That’s part of being an expat. Sometimes you need to return to your real ‘home,’ and real people. Auntie Annie was born on a farm in Herefordshire, the second eldest of five siblings. In June she will be 89 years old and she still lives independently, does all her own housework and is the principle carer for Uncle John who suffered a stroke six years ago. They both maintain a vegetable garden and eat many of their own crops, keeping alive that vital contact with the earth that was their livelihood for many years. Auntie Annie has Hereford soil mixed in with her blood. She farmed all her life and has wonderful stories to tell about living on the land. One that I particularly remember involved two SAS soldiers.
Who Dares Wins
Is the motto for the Special Air Services, based in Hereford since 1960. The SAS counter terrorist wing, largely a covert regiment of the British Army famously took part in a hostage rescue operation during the Iranian Embassy Siege in London in 1980. It was reputedly an SAS man who, while watching a rerun of the Embassy Siege on TV with the Prime Minister, asked Mrs Thatcher to move her ****ing head out of the way. More recently SAS troops have been sent to Syria, tasked with trying to track down the Islamist State terrorist group and in October 2014, the SAS began executing raids against ISIS supply lines in western Iraq, using helicopters to drop light vehicles manned by sniper squads. SAS claims to have killed up to eight ISIS fighters per day since the raids began
The endurance tests the SAS have to pass in order to join this elite force, take place on the Brecon Beacons and Black Mountains near the English/Welsh border where Annie and John farmed in Herefordshire. One blistering hot summer day while moving cattle across a road, one bullock decided the gate was for cissies and it was much more fun to jump the thick hedge. He miscalculated the hedge’s size and banked its width, straddling fore and hind legs either side. Attempts to drive him forward and off the hedge came to no avail. Tempers became frayed in the midday heat; a swarm of flies taunting the animal didn’t help much either. The bullock was becoming more and more distressed when the cavalry arrived in the form of two SAS men jogging down the road. They took off their stone-laden rucksacks (carried as part of the endurance test) linked hands underneath the animal’s belly and heaved the bullock forward and over the hedge. Without a backward glance the bullock bucked happily and went his merry way.
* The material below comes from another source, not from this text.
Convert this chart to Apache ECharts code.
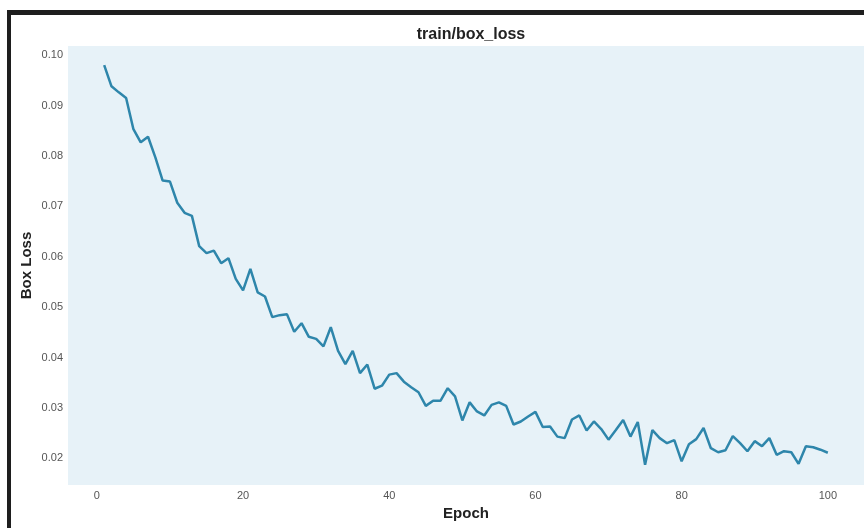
<!DOCTYPE html>
<html>
<head>
<meta charset="utf-8">
<script src="https://cdn.jsdelivr.net/npm/echarts@6/dist/echarts.min.js"></script>
<style>
    html, body { margin: 0; padding: 0; background: #fff; }
    #chartmain { width: 864px; height: 528px; }
</style>
</head>
<body>
<div id="chartmain"></div>
<script>
// epochs 1..100
var epochs = [];
for (let i = 1; i <= 100; i++) {
    epochs.push(i);
}
// box loss
var boxLoss = [
    0.0980, 0.0938, 0.0926, 0.0915, 0.0853, 0.0827, 0.0838, 0.0797, 0.0751, 0.0749,
    0.0707, 0.0687, 0.0681, 0.0621, 0.0607, 0.0612, 0.0587, 0.0597, 0.0556, 0.0533,
    0.0576, 0.0529, 0.0521, 0.0480, 0.0484, 0.0486, 0.0451, 0.0468, 0.0441, 0.0437,
    0.0422, 0.0460, 0.0413, 0.0387, 0.0413, 0.0369, 0.0386, 0.0338, 0.0344, 0.0366,
    0.0369, 0.0352, 0.0341, 0.0331, 0.0304, 0.0314, 0.0314, 0.0339, 0.0323, 0.0275,
    0.0311, 0.0293, 0.0285, 0.0306, 0.0311, 0.0304, 0.0267, 0.0273, 0.0283, 0.0292,
    0.0262, 0.0263, 0.0243, 0.0240, 0.0277, 0.0285, 0.0255, 0.0273, 0.0258, 0.0237,
    0.0256, 0.0276, 0.0243, 0.0272, 0.0187, 0.0256, 0.0240, 0.0230, 0.0236, 0.0194,
    0.0228, 0.0238, 0.0260, 0.0220, 0.0212, 0.0216, 0.0244, 0.0230, 0.0214, 0.0234,
    0.0224, 0.0240, 0.0207, 0.0214, 0.0212, 0.0189, 0.0224, 0.0222, 0.0217, 0.0211
];
var xTicks = [0, 20, 40, 60, 80, 100];
var yTicks = [0.02, 0.03, 0.04, 0.05, 0.06, 0.07, 0.08, 0.09, 0.10];

var lineData = [];
for (let i = 0; i < epochs.length; i++) {
    lineData.push([epochs[i], boxLoss[i]]);
}

var myChart = echarts.init(document.getElementById('chartmain'));
var option = {
    backgroundColor: '#ffffff',
    animation: false,
    textStyle: { fontFamily: 'Liberation Sans, Arial, sans-serif' },
    title: {
        text: 'train/box_loss',
        left: 466,
        textAlign: 'center',
        top: 22,
        textStyle: { fontSize: 16, fontWeight: 'bold', color: '#222' }
    },
    grid: {
        left: 68,
        right: 0,
        top: 46,
        bottom: 43,
        show: true,
        backgroundColor: '#e7f2f8',
        borderWidth: 0
    },
    xAxis: {
        type: 'value',
        min: -3.95,
        max: 104.95,
        name: 'Epoch',
        nameLocation: 'middle',
        nameGap: 21,
        nameMoveOverlap: false,
        nameTextStyle: { fontSize: 15, fontWeight: 'bold', color: '#222' },
        axisLine: { show: false },
        axisTick: { show: false },
        splitLine: { show: false },
        axisLabel: {
            customValues: xTicks,
            color: '#555',
            fontSize: 11,
            margin: 5
        }
    },
    yAxis: {
        type: 'value',
        min: 0.0147,
        max: 0.1018,
        name: 'Box Loss',
        nameLocation: 'middle',
        nameGap: 34,
        nameMoveOverlap: false,
        nameTextStyle: { fontSize: 15, fontWeight: 'bold', color: '#222' },
        axisLine: { show: false },
        axisTick: { show: false },
        splitLine: { show: false },
        axisLabel: {
            customValues: yTicks,
            color: '#555',
            fontSize: 11,
            margin: 5,
            formatter: function (value) {
                return value.toFixed(2);
            }
        }
    },
    graphic: [
        // page frame seen in the screenshot
        { type: 'rect', shape: { x: 7, y: 10, width: 857, height: 5 }, style: { fill: '#1e1e1e' }, z: 100 },
        { type: 'rect', shape: { x: 7, y: 10, width: 4, height: 518 }, style: { fill: '#1e1e1e' }, z: 100 }
    ],
    series: [{
        type: 'line',
        data: lineData,
        showSymbol: false,
        lineStyle: { color: '#2e86ab', width: 2.5 },
        itemStyle: { color: '#2e86ab' }
    }]
};
myChart.setOption(option);
</script>
</body>
</html>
Concerned for the animal’s welfare, and clearly in touch with his softer side, one of the soldiers said, ‘Now, Missus, that animal has been traumatised and when you get him home he’ll need some calming down.’ Annie smiled, thanked the men and herded the beast into the field to join his mates. She and Uncle John then headed off home for a well-earned glass of home made beer. They told my cousin Rose what had happened. ‘Only someone from Off could come out with a line like that.’ Uncle John said, Traumatised bullock, my elbow, silly ole bugger more like!